#### Written task
Return all lines where the word "code" can be found.

##### Data extract #####

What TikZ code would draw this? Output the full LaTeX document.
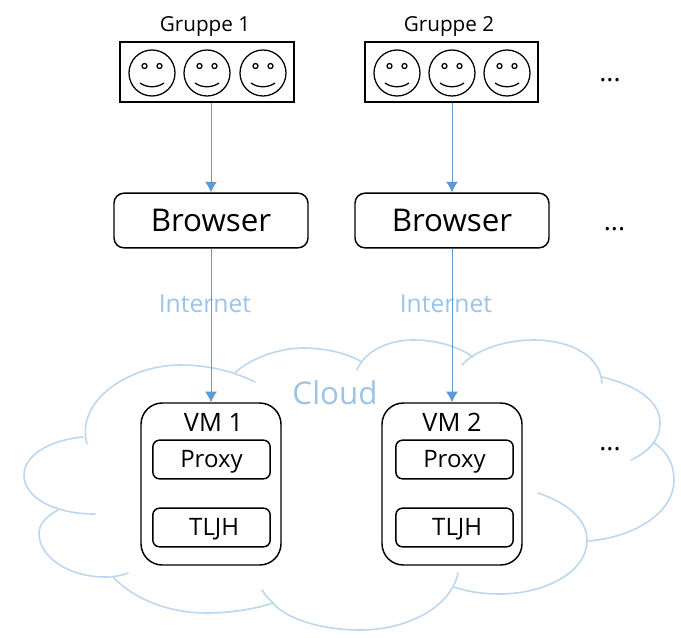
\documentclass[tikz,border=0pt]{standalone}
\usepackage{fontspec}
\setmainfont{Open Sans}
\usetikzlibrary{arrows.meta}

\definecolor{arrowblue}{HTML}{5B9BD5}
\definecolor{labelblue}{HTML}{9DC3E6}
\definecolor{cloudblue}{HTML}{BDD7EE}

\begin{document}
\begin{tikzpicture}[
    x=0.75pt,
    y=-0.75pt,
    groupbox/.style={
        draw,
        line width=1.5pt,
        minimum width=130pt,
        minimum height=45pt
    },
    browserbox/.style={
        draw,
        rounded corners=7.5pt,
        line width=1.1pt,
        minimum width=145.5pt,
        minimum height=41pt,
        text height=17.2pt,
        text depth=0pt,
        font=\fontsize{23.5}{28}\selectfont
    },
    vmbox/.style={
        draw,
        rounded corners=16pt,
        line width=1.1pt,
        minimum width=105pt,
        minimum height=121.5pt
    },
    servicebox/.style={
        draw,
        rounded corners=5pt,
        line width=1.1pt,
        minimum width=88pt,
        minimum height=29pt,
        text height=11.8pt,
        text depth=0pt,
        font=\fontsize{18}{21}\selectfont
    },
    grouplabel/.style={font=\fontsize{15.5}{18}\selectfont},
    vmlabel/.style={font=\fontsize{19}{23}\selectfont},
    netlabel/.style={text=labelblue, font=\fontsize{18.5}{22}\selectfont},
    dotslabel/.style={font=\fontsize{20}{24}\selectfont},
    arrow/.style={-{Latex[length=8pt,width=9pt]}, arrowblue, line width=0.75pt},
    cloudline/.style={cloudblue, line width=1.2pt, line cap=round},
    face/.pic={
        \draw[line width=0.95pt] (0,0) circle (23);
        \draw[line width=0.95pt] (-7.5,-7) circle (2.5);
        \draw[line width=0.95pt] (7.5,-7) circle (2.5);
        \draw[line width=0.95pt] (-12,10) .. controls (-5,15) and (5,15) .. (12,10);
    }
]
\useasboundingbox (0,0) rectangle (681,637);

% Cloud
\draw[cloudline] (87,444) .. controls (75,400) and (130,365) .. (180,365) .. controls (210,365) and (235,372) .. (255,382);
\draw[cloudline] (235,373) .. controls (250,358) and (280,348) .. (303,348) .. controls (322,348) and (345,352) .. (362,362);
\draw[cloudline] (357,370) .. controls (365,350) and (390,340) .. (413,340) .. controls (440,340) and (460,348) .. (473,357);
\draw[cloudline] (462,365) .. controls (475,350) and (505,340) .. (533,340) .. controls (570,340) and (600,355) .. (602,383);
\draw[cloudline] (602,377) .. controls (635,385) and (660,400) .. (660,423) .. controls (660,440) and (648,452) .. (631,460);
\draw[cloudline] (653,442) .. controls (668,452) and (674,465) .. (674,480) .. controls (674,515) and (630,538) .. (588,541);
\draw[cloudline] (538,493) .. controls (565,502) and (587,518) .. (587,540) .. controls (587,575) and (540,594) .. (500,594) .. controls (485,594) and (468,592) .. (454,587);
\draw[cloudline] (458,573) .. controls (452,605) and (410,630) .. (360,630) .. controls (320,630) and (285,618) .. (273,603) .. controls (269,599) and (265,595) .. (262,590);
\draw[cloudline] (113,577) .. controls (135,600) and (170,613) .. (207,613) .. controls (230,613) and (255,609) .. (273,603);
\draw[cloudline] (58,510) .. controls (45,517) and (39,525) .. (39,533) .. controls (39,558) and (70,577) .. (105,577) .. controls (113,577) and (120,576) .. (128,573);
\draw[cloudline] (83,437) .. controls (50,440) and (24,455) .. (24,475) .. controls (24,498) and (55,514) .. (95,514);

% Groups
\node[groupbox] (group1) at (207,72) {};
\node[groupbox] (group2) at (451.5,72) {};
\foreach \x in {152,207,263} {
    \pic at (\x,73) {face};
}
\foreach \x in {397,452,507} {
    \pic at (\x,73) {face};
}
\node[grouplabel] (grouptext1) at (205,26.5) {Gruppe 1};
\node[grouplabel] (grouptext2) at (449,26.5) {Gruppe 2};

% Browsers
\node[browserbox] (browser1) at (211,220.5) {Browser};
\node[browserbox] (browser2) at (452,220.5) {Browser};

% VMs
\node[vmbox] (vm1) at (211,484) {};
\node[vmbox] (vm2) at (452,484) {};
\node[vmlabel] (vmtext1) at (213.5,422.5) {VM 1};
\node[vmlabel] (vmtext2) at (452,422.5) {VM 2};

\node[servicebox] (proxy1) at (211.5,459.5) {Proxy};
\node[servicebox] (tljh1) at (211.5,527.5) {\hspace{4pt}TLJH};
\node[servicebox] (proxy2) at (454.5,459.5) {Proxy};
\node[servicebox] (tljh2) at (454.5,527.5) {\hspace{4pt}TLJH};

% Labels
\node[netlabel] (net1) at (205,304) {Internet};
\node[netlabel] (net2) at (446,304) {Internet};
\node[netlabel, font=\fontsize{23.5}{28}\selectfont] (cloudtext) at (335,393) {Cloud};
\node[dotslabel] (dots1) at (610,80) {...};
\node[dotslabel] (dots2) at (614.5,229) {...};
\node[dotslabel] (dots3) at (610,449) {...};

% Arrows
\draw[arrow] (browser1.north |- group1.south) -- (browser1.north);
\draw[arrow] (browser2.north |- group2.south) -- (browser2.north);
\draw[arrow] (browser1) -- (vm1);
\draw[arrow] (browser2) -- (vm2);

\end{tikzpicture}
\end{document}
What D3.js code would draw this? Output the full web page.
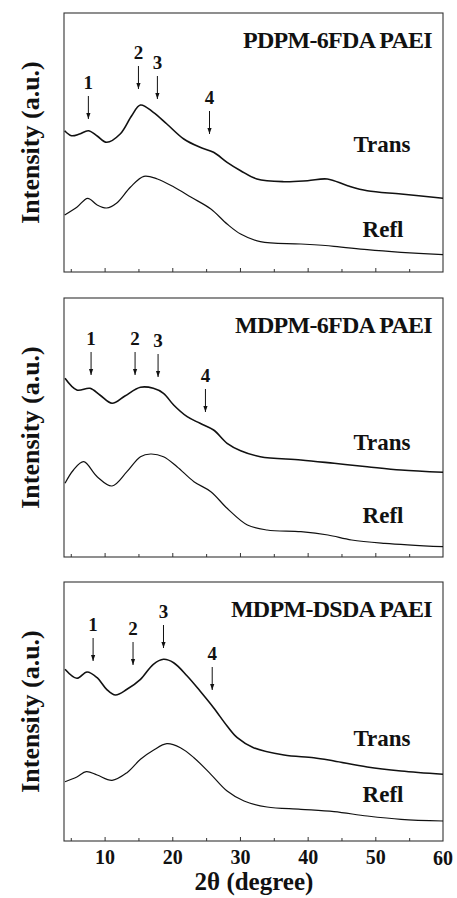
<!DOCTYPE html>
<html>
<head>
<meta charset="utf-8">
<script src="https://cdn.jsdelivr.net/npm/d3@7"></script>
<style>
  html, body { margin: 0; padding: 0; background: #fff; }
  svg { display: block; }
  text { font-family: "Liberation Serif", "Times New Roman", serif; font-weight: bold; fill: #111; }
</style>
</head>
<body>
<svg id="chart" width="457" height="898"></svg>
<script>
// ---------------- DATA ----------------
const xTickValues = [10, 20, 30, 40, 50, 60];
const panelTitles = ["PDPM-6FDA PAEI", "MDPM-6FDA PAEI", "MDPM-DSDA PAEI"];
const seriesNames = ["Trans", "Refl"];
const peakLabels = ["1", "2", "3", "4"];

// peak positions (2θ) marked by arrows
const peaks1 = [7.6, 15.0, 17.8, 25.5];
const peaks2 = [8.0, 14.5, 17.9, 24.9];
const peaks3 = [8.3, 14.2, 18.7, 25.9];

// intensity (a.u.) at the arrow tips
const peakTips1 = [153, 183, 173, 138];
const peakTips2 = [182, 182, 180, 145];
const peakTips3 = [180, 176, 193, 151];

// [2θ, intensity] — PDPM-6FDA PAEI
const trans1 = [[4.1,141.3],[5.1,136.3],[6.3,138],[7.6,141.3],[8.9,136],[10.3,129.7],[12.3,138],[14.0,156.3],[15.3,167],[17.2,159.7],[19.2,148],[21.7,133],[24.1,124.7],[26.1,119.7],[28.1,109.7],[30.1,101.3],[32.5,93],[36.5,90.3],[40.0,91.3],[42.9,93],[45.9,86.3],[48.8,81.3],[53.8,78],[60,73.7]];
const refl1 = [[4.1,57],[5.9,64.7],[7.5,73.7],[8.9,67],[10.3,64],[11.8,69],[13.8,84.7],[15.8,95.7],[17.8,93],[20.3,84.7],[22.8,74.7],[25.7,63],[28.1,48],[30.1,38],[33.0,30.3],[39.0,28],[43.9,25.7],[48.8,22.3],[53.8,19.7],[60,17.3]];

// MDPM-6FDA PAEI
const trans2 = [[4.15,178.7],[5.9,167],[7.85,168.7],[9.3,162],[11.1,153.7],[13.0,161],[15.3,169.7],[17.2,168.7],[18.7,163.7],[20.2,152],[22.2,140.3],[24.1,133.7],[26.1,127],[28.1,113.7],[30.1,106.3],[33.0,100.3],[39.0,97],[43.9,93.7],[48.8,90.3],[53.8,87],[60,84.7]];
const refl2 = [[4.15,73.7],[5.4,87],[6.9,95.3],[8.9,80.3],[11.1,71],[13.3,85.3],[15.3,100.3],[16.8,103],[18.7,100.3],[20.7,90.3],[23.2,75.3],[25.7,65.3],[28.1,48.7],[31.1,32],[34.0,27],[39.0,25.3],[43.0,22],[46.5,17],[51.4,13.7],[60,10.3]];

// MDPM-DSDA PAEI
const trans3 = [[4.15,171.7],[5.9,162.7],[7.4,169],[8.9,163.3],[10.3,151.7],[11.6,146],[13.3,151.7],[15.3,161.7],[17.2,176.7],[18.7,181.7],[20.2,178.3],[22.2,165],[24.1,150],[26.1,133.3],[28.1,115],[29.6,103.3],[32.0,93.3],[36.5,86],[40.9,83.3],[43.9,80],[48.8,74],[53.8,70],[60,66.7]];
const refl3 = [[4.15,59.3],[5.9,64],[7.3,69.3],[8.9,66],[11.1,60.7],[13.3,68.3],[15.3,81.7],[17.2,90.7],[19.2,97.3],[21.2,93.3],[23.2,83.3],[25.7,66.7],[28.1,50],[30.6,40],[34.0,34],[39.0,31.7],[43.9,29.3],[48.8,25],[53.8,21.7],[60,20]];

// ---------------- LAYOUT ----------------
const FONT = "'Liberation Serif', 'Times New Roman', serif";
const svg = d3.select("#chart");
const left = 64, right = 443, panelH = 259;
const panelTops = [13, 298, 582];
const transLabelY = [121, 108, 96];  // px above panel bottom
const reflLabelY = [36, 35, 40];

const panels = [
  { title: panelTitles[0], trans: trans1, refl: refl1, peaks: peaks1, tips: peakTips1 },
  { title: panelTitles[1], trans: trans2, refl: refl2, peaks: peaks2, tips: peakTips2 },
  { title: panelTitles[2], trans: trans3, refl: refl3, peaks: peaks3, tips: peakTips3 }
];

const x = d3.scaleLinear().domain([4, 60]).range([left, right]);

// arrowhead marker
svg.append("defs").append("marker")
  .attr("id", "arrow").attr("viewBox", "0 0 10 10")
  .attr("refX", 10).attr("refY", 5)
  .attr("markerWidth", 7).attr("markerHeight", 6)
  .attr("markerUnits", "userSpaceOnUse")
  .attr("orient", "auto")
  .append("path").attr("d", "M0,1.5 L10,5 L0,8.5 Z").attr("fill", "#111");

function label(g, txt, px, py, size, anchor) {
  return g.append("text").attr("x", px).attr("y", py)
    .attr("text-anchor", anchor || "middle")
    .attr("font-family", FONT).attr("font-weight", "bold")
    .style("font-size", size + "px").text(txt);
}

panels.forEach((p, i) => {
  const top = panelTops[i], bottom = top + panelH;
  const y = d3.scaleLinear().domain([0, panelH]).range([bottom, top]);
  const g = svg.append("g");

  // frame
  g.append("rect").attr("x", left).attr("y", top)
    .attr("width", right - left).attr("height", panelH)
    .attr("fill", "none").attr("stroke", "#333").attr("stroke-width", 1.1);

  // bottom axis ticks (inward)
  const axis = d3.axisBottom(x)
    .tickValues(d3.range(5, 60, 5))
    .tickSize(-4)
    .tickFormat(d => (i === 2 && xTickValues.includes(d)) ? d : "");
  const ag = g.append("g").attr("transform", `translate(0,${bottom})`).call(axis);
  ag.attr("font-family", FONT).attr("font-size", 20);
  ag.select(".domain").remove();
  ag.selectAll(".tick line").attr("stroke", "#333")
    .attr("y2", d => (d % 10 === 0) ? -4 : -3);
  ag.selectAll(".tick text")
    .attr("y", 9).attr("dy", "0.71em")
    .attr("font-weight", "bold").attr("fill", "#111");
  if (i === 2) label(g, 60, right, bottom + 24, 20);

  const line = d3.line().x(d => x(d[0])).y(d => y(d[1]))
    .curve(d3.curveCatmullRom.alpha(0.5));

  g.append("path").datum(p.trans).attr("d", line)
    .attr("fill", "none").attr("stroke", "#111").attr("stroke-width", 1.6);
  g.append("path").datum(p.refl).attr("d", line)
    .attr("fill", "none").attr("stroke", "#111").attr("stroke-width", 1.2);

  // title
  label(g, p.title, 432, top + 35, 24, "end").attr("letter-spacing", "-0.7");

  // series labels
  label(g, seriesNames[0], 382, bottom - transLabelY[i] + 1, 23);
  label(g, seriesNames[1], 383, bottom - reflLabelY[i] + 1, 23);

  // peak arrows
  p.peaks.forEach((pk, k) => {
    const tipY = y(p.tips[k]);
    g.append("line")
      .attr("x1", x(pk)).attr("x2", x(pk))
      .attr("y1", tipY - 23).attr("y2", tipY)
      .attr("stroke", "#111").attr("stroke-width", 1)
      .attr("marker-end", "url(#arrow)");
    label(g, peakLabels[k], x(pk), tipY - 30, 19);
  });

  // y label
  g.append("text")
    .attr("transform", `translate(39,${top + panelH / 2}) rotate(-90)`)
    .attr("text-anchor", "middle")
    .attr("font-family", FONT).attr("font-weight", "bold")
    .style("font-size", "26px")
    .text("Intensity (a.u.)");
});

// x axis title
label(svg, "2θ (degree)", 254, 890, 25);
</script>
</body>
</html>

#####

#### Worked solution
What TikZ code would draw this? Output the full LaTeX document.
What D3.js code would draw this? Output the full web page.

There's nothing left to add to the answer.